[START Extracted data]

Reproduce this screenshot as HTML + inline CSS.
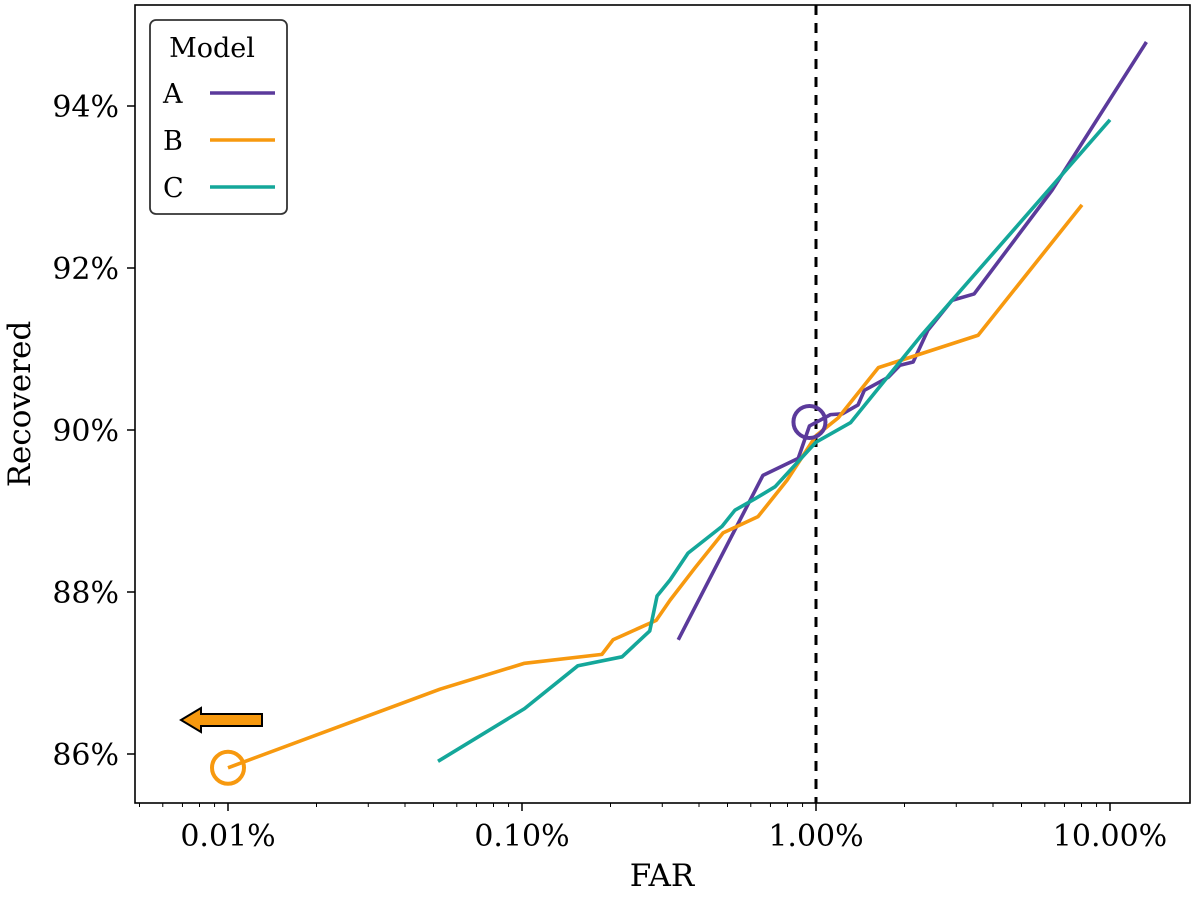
<!DOCTYPE html>
<html><head><meta charset="utf-8"><style>body{margin:0;background:#fff}svg text{font-family:"DejaVu Serif","Liberation Serif",serif}</style></head>
<body>
<svg id="chart" width="1200" height="892" xmlns="http://www.w3.org/2000/svg"></svg>
<script>
const xTickLabels=["0.01%","0.10%","1.00%","10.00%"];
const xTickValues=[0.01,0.1,1,10];
const yTickValues=[86,88,90,92,94];
const yTickLabels=["86%","88%","90%","92%","94%"];
const seriesNames=["A","B","C"];
const farA=[0.34,0.66,0.87,0.95,1.12,1.23,1.39,1.46,1.76,1.93,2.14,2.40,2.90,3.45,6.35,13.3];
const recA=[87.41,89.44,89.65,90.05,90.19,90.20,90.31,90.49,90.65,90.80,90.84,91.23,91.60,91.68,92.96,94.79];
const farB=[0.01,0.0526,0.102,0.187,0.204,0.286,0.319,0.388,0.483,0.635,0.797,1.0,1.19,1.63,3.56,8.03];
const recB=[85.83,86.80,87.12,87.23,87.41,87.65,87.90,88.30,88.73,88.93,89.38,89.93,90.15,90.77,91.17,92.78];
const farC=[0.0518,0.102,0.155,0.219,0.272,0.288,0.319,0.367,0.479,0.53,0.62,0.726,1.0,1.31,2.26,10];
const recC=[85.91,86.56,87.09,87.20,87.52,87.95,88.15,88.48,88.81,89.01,89.15,89.30,89.85,90.09,91.15,93.83];
const colors=["#5b3a9b","#f7990f","#14a79a"];
const NS="http://www.w3.org/2000/svg",svg=document.getElementById('chart');
const L=135,R=1190,T=5,B=803;
const xs=v=>816+294*Math.log10(v);
const ys=v=>430-81*(v-90);
function mk(t,a,p){const e=document.createElementNS(NS,t);for(const k in a)e.setAttribute(k,a[k]);(p||svg).appendChild(e);return e;}
let d=mk('line',{x1:xs(1),x2:xs(1),y1:T,y2:B,stroke:'#000','stroke-width':3,'stroke-dasharray':'10,8'});


const sets=[[farA,recA],[farB,recB],[farC,recC]];
sets.forEach((s,i)=>{const pts=s[0].map((f,j)=>xs(f)+','+ys(s[1][j])).join(' ');
 const p=mk('polyline',{points:pts,fill:'none',stroke:colors[i],'stroke-width':3.6,'stroke-linejoin':'round'});
 
 });
let c1=mk('circle',{cx:xs(farA[3]),cy:ys(recA[3])-4,r:16,fill:'none',stroke:colors[0],'stroke-width':4});


let c2=mk('circle',{cx:xs(farB[0]),cy:ys(recB[0]),r:16,fill:'none',stroke:colors[1],'stroke-width':4});


let ar=mk('polygon',{points:'181,720 201,708 201,714 262,714 262,726 201,726 201,732',fill:colors[1],stroke:'#000','stroke-width':2});


let fr=mk('rect',{x:L,y:T,width:R-L,height:B-T,fill:'none',stroke:'#000','stroke-width':1.6});


xTickValues.forEach((v,i)=>{const x=xs(v);mk('line',{x1:x,x2:x,y1:B,y2:B+8,stroke:'#000','stroke-width':1.5});
 const t=mk('text',{x:x,y:B+43,'font-size':30,'text-anchor':'middle'});t.textContent=xTickLabels[i];
 
 });
for(let e=-3;e<=1;e++)for(let m=2;m<10;m++){const x=xs(m*Math.pow(10,e));if(x>L&&x<R)mk('line',{x1:x,x2:x,y1:B,y2:B+4,stroke:'#000','stroke-width':1});}
yTickValues.forEach((v,i)=>{const y=ys(v);mk('line',{x1:L-8,x2:L,y1:y,y2:y,stroke:'#000','stroke-width':1.5});
 const t=mk('text',{x:L-16,y:y+11,'font-size':30,'text-anchor':'end'});t.textContent=yTickLabels[i];
 
 });
let xl=mk('text',{x:662,y:886,'font-size':31,'text-anchor':'middle'});xl.textContent='FAR';


let yl=mk('text',{x:30,y:404,'font-size':31,'text-anchor':'middle',transform:'rotate(-90 30 404)'});yl.textContent='Recovered';


const g=mk('g',{});


mk('rect',{x:150,y:20,width:137,height:194,rx:6,fill:'#fff',stroke:'#333','stroke-width':1.8},g);
const lt=mk('text',{x:212,y:57,'font-size':27,'text-anchor':'middle'},g);lt.textContent='Model';
seriesNames.forEach((n,i)=>{const y=93+47*i;
 const t=mk('text',{x:163,y:y+10,'font-size':27},g);t.textContent=n;
 
 
 mk('line',{x1:210,x2:275,y1:y,y2:y,stroke:colors[i],'stroke-width':3.6},g);});
</script>
</body></html>
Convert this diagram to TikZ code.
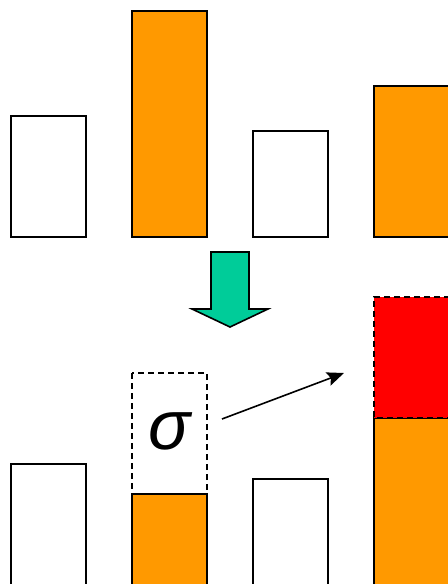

[END Extracted data]

#### The task:
Return every line holding the word "this" from the records.

#### The reply:
Reproduce this screenshot as HTML + inline CSS.
Convert this diagram to TikZ code.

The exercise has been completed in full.